Было бы некоторым преувеличением заявлять, что роман Курта Воннегута «Бойня номер пять» принципиально изменил представление американцев о войне. В нем скорее подобран объективный коррелят тому чувству, которое все разделяли. После Воннегута говорить о войне так, как это делали Хемингуэй, Мейлер и Джонс, стало невозможным. Впрочем, известнейшие режиссеры Голливуда в фильмах 1970–1990-х годов, посвященных Второй мировой войне и войне во Вьетнаме, в отличие от Воннегута, были крайне серьезны и избегали иронических интонаций, показывая события натуралистически, во всех отталкивающих подробностях. Эту тенденцию легко обнаружить в лентах С. Кубрика, Брайена де Пальмы, Ф. Ф. Копполы, О. Стоуна и др. И все же у них ощутима воннегутовская линия в изображении воюющего человека. Его тело подвергается насилию, он деромантизирован, лишен героического ореола. Вовлеченный в абсурдную реальность войны, он оказывается безвольной игрушкой враждебных ему сил. Все эти мотивы присутствуют в романе Воннегута, на котором мы остановимся подробнее.

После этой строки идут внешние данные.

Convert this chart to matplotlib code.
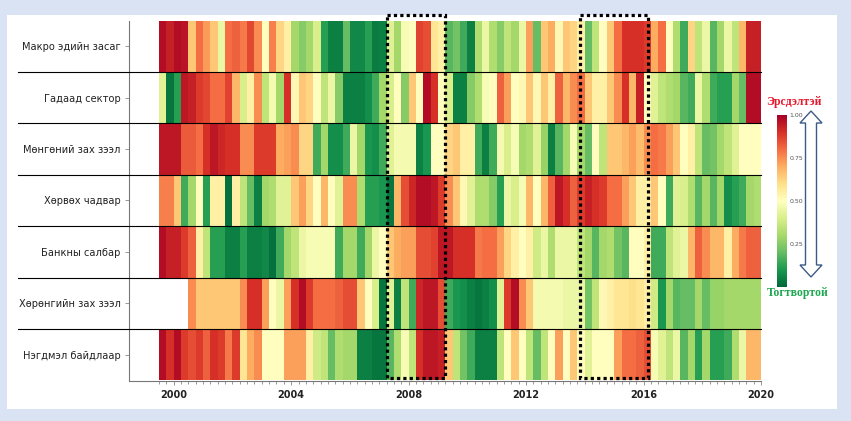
import numpy as np
import matplotlib
matplotlib.use("Agg")
import matplotlib.pyplot as plt
from matplotlib.patches import Rectangle, Polygon

# quarterly index values, 1999Q3 .. 2019Q4 (82 quarters), 0 = stable, 1 = risky
nan = np.nan
makro = [0.97, 0.93, 0.97, 0.96, 0.65, 0.8, 0.73, 0.65, 0.45, 0.8, 0.82, 0.78, 0.86, 0.75, 0.5, 0.77, 0.62, 0.55, 0.3, 0.25,
         0.3, 0.4, 0.12, 0.05, 0.05, 0.2, 0.07, 0.07, 0.12, 0.04, 0.05, 0.42, 0.3, 0.48, 0.5, 0.87, 0.85, 0.58, 0.55, 0.18,
         0.22, 0.15, 0.05, 0.32, 0.45, 0.32, 0.25, 0.35, 0.3, 0.45, 0.72, 0.2, 0.65, 0.7, 0.52, 0.65, 0.62, 0.55, 0.2, 0.35,
         0.5, 0.65, 0.8, 0.9, 0.9, 0.9, 0.88, 0.7, 0.8, 0.5, 0.32, 0.15, 0.62, 0.35, 0.45, 0.18, 0.3, 0.45, 0.35, 0.68, 0.93, 0.93]
gadaad = [0.42, 0.03, 0.12, 0.95, 0.93, 0.88, 0.86, 0.8, 0.8, 0.87, 0.68, 0.4, 0.55, 0.75, 0.35, 0.47, 0.3, 0.9, 0.52, 0.65,
          0.62, 0.5, 0.35, 0.45, 0.25, 0.05, 0.05, 0.05, 0.08, 0.15, 0.3, 0.4, 0.5, 0.25, 0.65, 0.5, 0.97, 0.9, 0.5, 0.4,
          0.05, 0.05, 0.25, 0.32, 0.48, 0.5, 0.82, 0.72, 0.5, 0.52, 0.65, 0.52, 0.65, 0.55, 0.82, 0.68, 0.75, 0.8, 0.65, 0.55,
          0.55, 0.65, 0.75, 0.9, 0.68, 0.93, 0.5, 0.42, 0.35, 0.32, 0.3, 0.18, 0.15, 0.45, 0.32, 0.15, 0.12, 0.12, 0.3, 0.2, 0.97, 0.97]
mongo = [0.95, 0.95, 0.95, 0.83, 0.83, 0.8, 0.9, 0.95, 0.92, 0.9, 0.9, 0.75, 0.75, 0.88, 0.88, 0.88, 0.7, 0.72, 0.75, 0.62,
         0.62, 0.15, 0.3, 0.08, 0.08, 0.15, 0.45, 0.3, 0.1, 0.08, 0.15, 0.42, 0.47, 0.47, 0.47, 0.05, 0.1, 0.5, 0.5, 0.62,
         0.65, 0.55, 0.55, 0.15, 0.05, 0.15, 0.47, 0.4, 0.48, 0.3, 0.32, 0.42, 0.28, 0.05, 0.18, 0.3, 0.48, 0.3, 0.2, 0.5,
         0.35, 0.65, 0.65, 0.68, 0.72, 0.67, 0.75, 0.8, 0.78, 0.72, 0.65, 0.5, 0.55, 0.35, 0.2, 0.22, 0.3, 0.35, 0.42, 0.5, 0.5, 0.5]
horvoh = [0.77, 0.77, 0.65, 0.15, 0.3, 0.5, 0.12, 0.55, 0.55, 0.02, 0.55, 0.35, 0.2, 0.05, 0.3, 0.32, 0.42, 0.42, 0.65, 0.72,
          0.62, 0.5, 0.68, 0.5, 0.42, 0.75, 0.75, 0.32, 0.12, 0.12, 0.1, 0.03, 0.68, 0.85, 0.92, 0.97, 0.97, 0.95, 0.88, 0.75,
          0.65, 0.52, 0.42, 0.32, 0.32, 0.25, 0.12, 0.45, 0.4, 0.48, 0.68, 0.5, 0.68, 0.82, 0.95, 0.9, 0.82, 0.88, 0.93, 0.9,
          0.88, 0.8, 0.8, 0.72, 0.65, 0.55, 0.55, 0.65, 0.5, 0.15, 0.42, 0.4, 0.32, 0.18, 0.3, 0.18, 0.3, 0.08, 0.12, 0.15, 0.3, 0.32]
bank = [0.97, 0.93, 0.93, 0.88, 0.82, 0.55, 0.35, 0.12, 0.12, 0.05, 0.05, 0.12, 0.05, 0.05, 0.07, 0.02, 0.15, 0.3, 0.35, 0.45,
        0.48, 0.48, 0.48, 0.48, 0.15, 0.3, 0.3, 0.15, 0.3, 0.45, 0.5, 0.65, 0.7, 0.72, 0.72, 0.85, 0.85, 0.87, 0.95, 0.95,
        0.9, 0.9, 0.9, 0.78, 0.8, 0.8, 0.72, 0.62, 0.55, 0.5, 0.55, 0.38, 0.45, 0.32, 0.45, 0.45, 0.45, 0.35, 0.3, 0.18,
        0.3, 0.32, 0.22, 0.18, 0.5, 0.5, 0.55, 0.15, 0.15, 0.35, 0.42, 0.45, 0.68, 0.82, 0.75, 0.68, 0.68, 0.55, 0.7, 0.78, 0.82, 0.82]
horongo = [nan, nan, nan, nan, 0.75, 0.65, 0.65, 0.65, 0.65, 0.65, 0.65, 0.75, 0.9, 0.9, 0.72, 0.5, 0.45, 0.72, 0.9, 0.97,
           0.88, 0.8, 0.8, 0.8, 0.82, 0.85, 0.85, 0.65, 0.5, 0.4, 0.03, 0.42, 0.05, 0.35, 0.15, 0.92, 0.95, 0.95, 0.85, 0.15,
           0.1, 0.08, 0.05, 0.03, 0.05, 0.08, 0.42, 0.88, 0.97, 0.75, 0.65, 0.47, 0.47, 0.47, 0.47, 0.45, 0.45, 0.45, 0.22, 0.35,
           0.52, 0.55, 0.58, 0.58, 0.6, 0.58, 0.55, 0.38, 0.1, 0.3, 0.18, 0.2, 0.2, 0.3, 0.2, 0.28, 0.28, 0.3, 0.3, 0.3, 0.3, 0.3]
negdmel = [0.97, 0.9, 0.97, 0.88, 0.85, 0.88, 0.82, 0.9, 0.88, 0.78, 0.88, 0.58, 0.7, 0.75, 0.5, 0.5, 0.5, 0.72, 0.72, 0.72,
           0.55, 0.38, 0.35, 0.2, 0.32, 0.3, 0.3, 0.05, 0.05, 0.03, 0.03, 0.18, 0.32, 0.48, 0.35, 0.9, 0.95, 0.95, 0.93, 0.65,
           0.35, 0.22, 0.15, 0.05, 0.05, 0.05, 0.35, 0.5, 0.65, 0.5, 0.35, 0.2, 0.35, 0.5, 0.72, 0.5, 0.65, 0.5, 0.42, 0.5,
           0.5, 0.5, 0.72, 0.8, 0.8, 0.82, 0.85, 0.48, 0.42, 0.35, 0.45, 0.18, 0.3, 0.12, 0.3, 0.12, 0.12, 0.15, 0.32, 0.45, 0.68, 0.68]

row_labels = ["Макро эдийн засаг", "Гадаад сектор", "Мөнгөний зах зээл", "Хөрвөх чадвар",
              "Банкны салбар", "Хөрөнгийн зах зээл", "Нэгдмэл байдлаар"]
start_year = 1999.5   # 1999Q3
year_ticks = [2000, 2004, 2008, 2012, 2016, 2020]
crisis_windows = [(2007.25, 2009.25), (2013.85, 2016.15)]

W, H = 851, 421
fig = plt.figure(figsize=(W / 100, H / 100), dpi=100)
fig.patch.set_facecolor("#dae3f3")
# white panel
fig.patches.append(Rectangle((7 / W, 1 - 409 / H), 830 / W, 394 / H, transform=fig.transFigure,
                             facecolor="white", edgecolor="none", zorder=-10))

ax = fig.add_axes([129 / W, 1 - 380.5 / H, 632 / W, 360 / H])
ax.set_facecolor("white")

data = np.array([makro, gadaad, mongo, horvoh, bank, horongo, negdmel])
n_q = data.shape[1]
x_edges = start_year + 0.25 * np.arange(n_q + 1)
y_edges = np.arange(len(row_labels) + 1)
mesh = ax.pcolormesh(x_edges, y_edges, np.ma.masked_invalid(data), cmap="RdYlGn_r", vmin=0, vmax=1)

ax.set_xlim(start_year - 30 / 29.32, start_year + n_q * 0.25)
ax.set_ylim(len(row_labels), 0)

# separators between rows
for k in range(1, len(row_labels)):
    ax.axhline(k, xmin=-0.1756, xmax=1, color="black", lw=0.8, clip_on=False, zorder=3)

ax.set_yticks(np.arange(len(row_labels)) + 0.5)
ax.set_yticklabels(row_labels, fontsize=7.1, color="#222222")
ax.tick_params(axis="y", length=3, width=0.6, color="#888888", pad=3)

ax.set_xticks(year_ticks)
ax.set_xticklabels([str(y) for y in year_ticks], fontsize=7, fontweight="bold", color="#222222")
ax.set_xticks(x_edges, minor=True)
ax.tick_params(axis="x", which="both", length=3, width=0.6, color="#888888")
ax.tick_params(axis="x", which="minor", length=2.5)

for s in ["top", "right"]:
    ax.spines[s].set_visible(False)
for s in ["left", "bottom"]:
    ax.spines[s].set_color("#777777")
    ax.spines[s].set_linewidth(0.8)

# dotted crisis windows
for x0, x1 in crisis_windows:
    ax.add_patch(Rectangle((x0, -0.107), x1 - x0, 7.057, fill=False, edgecolor="black",
                           lw=2.3, linestyle=(0, (1, 1)), clip_on=False, zorder=5))

# colorbar
cax = fig.add_axes([777 / W, 1 - 287 / H, 10 / W, 172 / H])
cb = fig.colorbar(mesh, cax=cax, ticks=[0.25, 0.5, 0.75, 1.0])
cb.outline.set_visible(False)
cb.ax.set_yticklabels(["0.25", "0.50", "0.75", "1.00"])
cb.ax.tick_params(labelsize=4.5, length=0, pad=2, labelcolor="#555555")

fig.text(794 / W, 1 - 102 / H, "Эрсдэлтэй", color="#e8192c", fontsize=8.5, fontweight="bold",
         family="Liberation Serif", ha="center", va="center")
fig.text(798 / W, 1 - 293 / H, "Тогтвортой", color="#1fa650", fontsize=8.5, fontweight="bold",
         family="Liberation Serif", ha="center", va="center")

# double arrow outline
cx, top, bot = 811, 111, 277
hw, sw, hh = 11, 5.5, 12
pts = [(cx, top), (cx + hw, top + hh), (cx + sw, top + hh), (cx + sw, bot - hh), (cx + hw, bot - hh),
       (cx, bot), (cx - hw, bot - hh), (cx - sw, bot - hh), (cx - sw, top + hh), (cx - hw, top + hh)]
fig.patches.append(Polygon([(px / W, 1 - py / H) for px, py in pts], closed=True, transform=fig.transFigure,
                           facecolor="white", edgecolor="#3d5a85", lw=1.0))

fig.savefig("out.png", dpi=100, facecolor=fig.get_facecolor())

В предисловии к этой книге автор заявляет о своем желании написать роман о бомбардировке Дрездена в 1945 году авиацией союзников. Хотя Воннегут – он сам об этом уведомляет читателей – безусловный профессионал в своем деле, произведение о войне у него почему-то не получается. Создается совершенно другая книга: о том, как пишется роман, точнее, о том, как он не пишется. Выяснение причин творческой неудачи, невозможности говорить о войне приводит автора «Бойни» к пониманию специфики войны, еще шире – реальности, своего «я» и созданию новой поэтики, отражающей это понимание.